In the following years he worked for Rous and Mann and Sampson-Matthews. As art director for one of these firms he had as an assistant, A.J. Casson from 1919 to 1926. He was a successful industrial designer with a speciality in kitchen utensils and has been credited with introducing the oval dish pan for a steelwares firm. In his paintings he chose Northern Ontario landscapes, and villages of trim box like homes. In 1925 Carmichael helped form the Canadian Society of Painters in Water Colour with A.J. Casson and F.H. Brigden, a society which kept alive interest and development in this medium.
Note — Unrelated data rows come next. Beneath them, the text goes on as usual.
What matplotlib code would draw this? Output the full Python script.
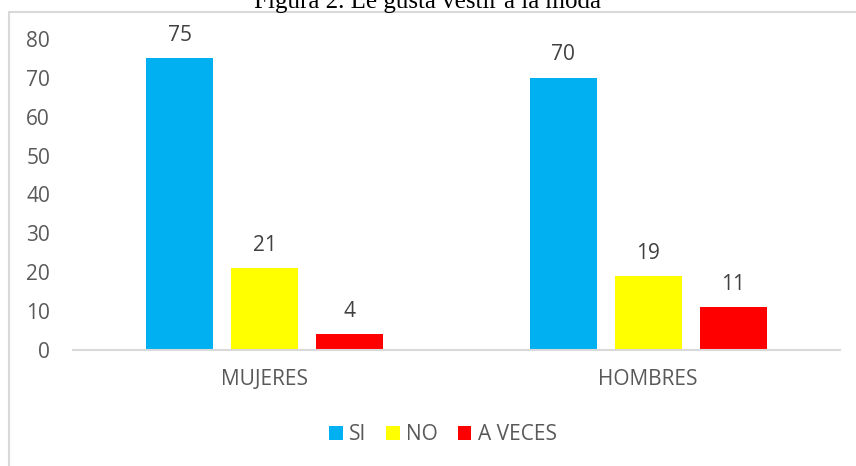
import numpy as np
import matplotlib.pyplot as plt
from matplotlib.patches import Rectangle

categories = ["MUJERES", "HOMBRES"]
series_names = ["SI", "NO", "A VECES"]
si_values = [75, 70]
no_values = [21, 19]
aveces_values = [4, 11]

colors = ["#00B0F0", "#FFFF00", "#FF0000"]
text_color = "#595959"

plt.rcParams["font.family"] = ["Open Sans", "DejaVu Sans"]

fig = plt.figure(figsize=(8.56, 4.66), dpi=100)
W, H = 856, 466

# chart border (cropped on the right and bottom)
fig.patches.append(Rectangle((9 / W, -0.1), 1.2, (H - 12) / H + 0.1,
                             transform=fig.transFigure, fill=False,
                             edgecolor="#D9D9D9", linewidth=1.5))

fig.text(428 / W, 1 - 8 / H, "Figura 2. Le gusta vestir a la moda",
         ha="center", va="baseline", family="Liberation Serif", fontsize=18)

ax = fig.add_axes([73 / W, 116 / H, 767 / W, 311 / H])

x = np.arange(len(categories))
width = 0.175
step = 0.2216
fs = 15
for i, (name, vals) in enumerate(zip(series_names, [si_values, no_values, aveces_values])):
    bars = ax.bar(x + (i - 1) * step, vals, width, color=colors[i], label=name)
    for b, v in zip(bars, vals):
        ax.annotate(str(v), (b.get_x() + b.get_width() / 2, v), xytext=(0, 9),
                    textcoords="offset points", ha="center", va="bottom",
                    fontsize=fs, color="#404040")

ax.set_xlim(-0.5, 1.5)
ax.set_ylim(0, 80)
ax.set_yticks(range(0, 81, 10))
ax.set_xticks(x)
ax.set_xticklabels(categories)
ax.tick_params(length=0, labelsize=fs, colors=text_color)
ax.tick_params(axis="y", pad=16.5)
ax.tick_params(axis="x", pad=14)
for s in ["top", "right", "left"]:
    ax.spines[s].set_visible(False)
ax.spines["bottom"].set_color("#D9D9D9")
ax.spines["bottom"].set_linewidth(1.5)

leg = fig.legend(loc="center", bbox_to_anchor=(443 / W, 1 - 435 / H), ncol=3,
                 frameon=False, fontsize=fs, handlelength=0.65, handleheight=0.65,
                 handletextpad=0.3, columnspacing=0.95)
for t in leg.get_texts():
    t.set_color(text_color)

fig.savefig("out.png", dpi=100)
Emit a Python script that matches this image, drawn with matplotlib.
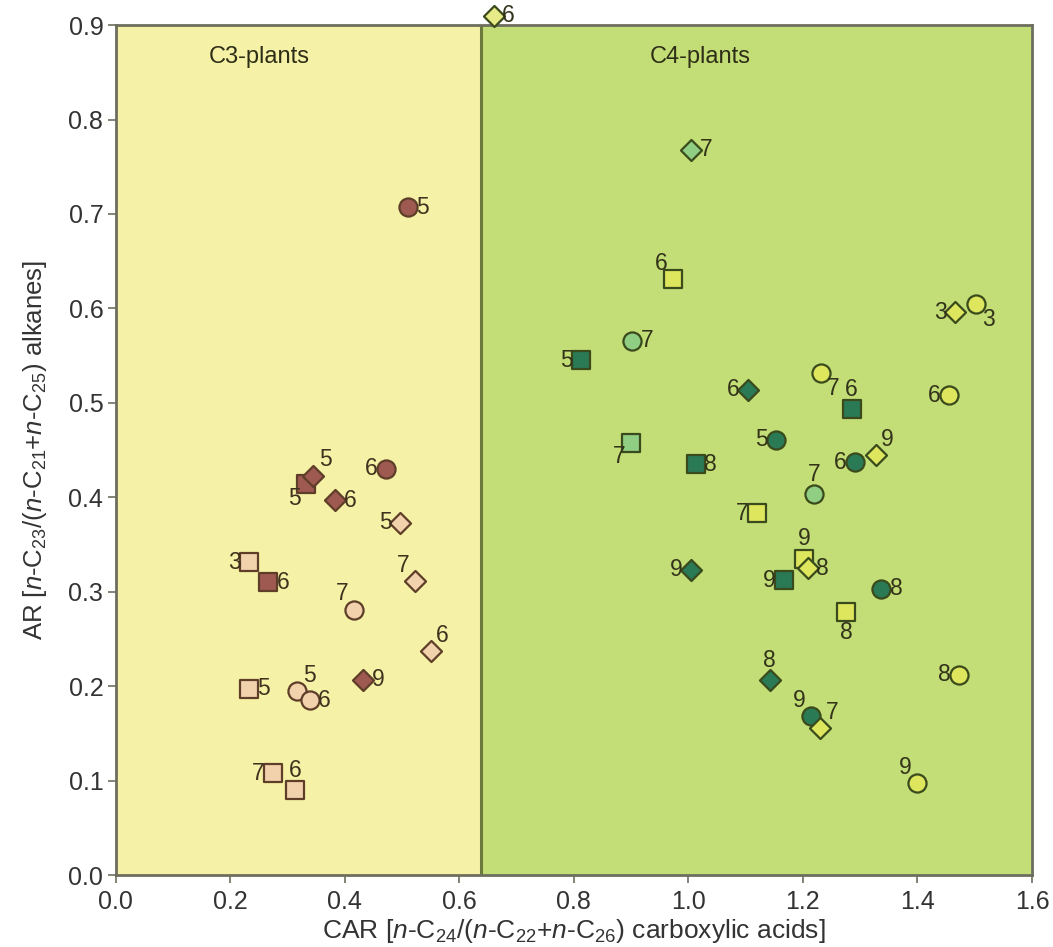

Paul Duval in his book “Group of Seven Drawings” noted Carmichael was better known for his graphic art and wood engravings, particularly in book illustration. He designed and illustrated Grace Campbell “The Higher Hill” all published by Collins of Canada. Most of his painting before 1925 was done in oils, but after that date he turned to watercolours, block prints, and engravings.

He won a silver medal in 1926 at the Sesquicentennial Exposition. In 1932 A.H. Robson wrote, “...His principal reputation to-day rests upon his water-colour paintings in which the medium he has attained an enviable reputation of organization, beauty of design, and the charm of subtle and refined colour.” This was written in the year that Carmichael left the commercial art field for a teaching post at the Ontario College of Art where he remained head of the Graphic and Commercial Art Department until his death.

Keenly interested in music he played the bassoon, cello and flute, and took part in the University Orchestra presentations and other group performances. In 1936 he exhibited in the Group of Seven retrospective show in Toronto. A memorial exhibition of his paintings, and woodcuts was held at the Art Gallery of Toronto in 1947. Another exhibition of his work at the Mount Slavein School, Orillia, in 1960. He is represented in the collections of The Art Gallery of Ontario, Hart House, University of Toronto; Vancouver Art Gallery; St. Hilda's College Toronto; Montreal Museum of Fine Arts; National Gallery of Canada by a dozen or more paintings; National Gallery of South Africa, and in many private collections.

He was a member of the Ontario Society of Artists (1917) (Pres. 1938); Canadian Society of Painters in Water Colour (1925 Founding Member); Canadian Group of Painters (1933 Founding Member); Royal Canadian Academy (ARCA 1935 RCA 1938); Arts and Letters Club, Toronto.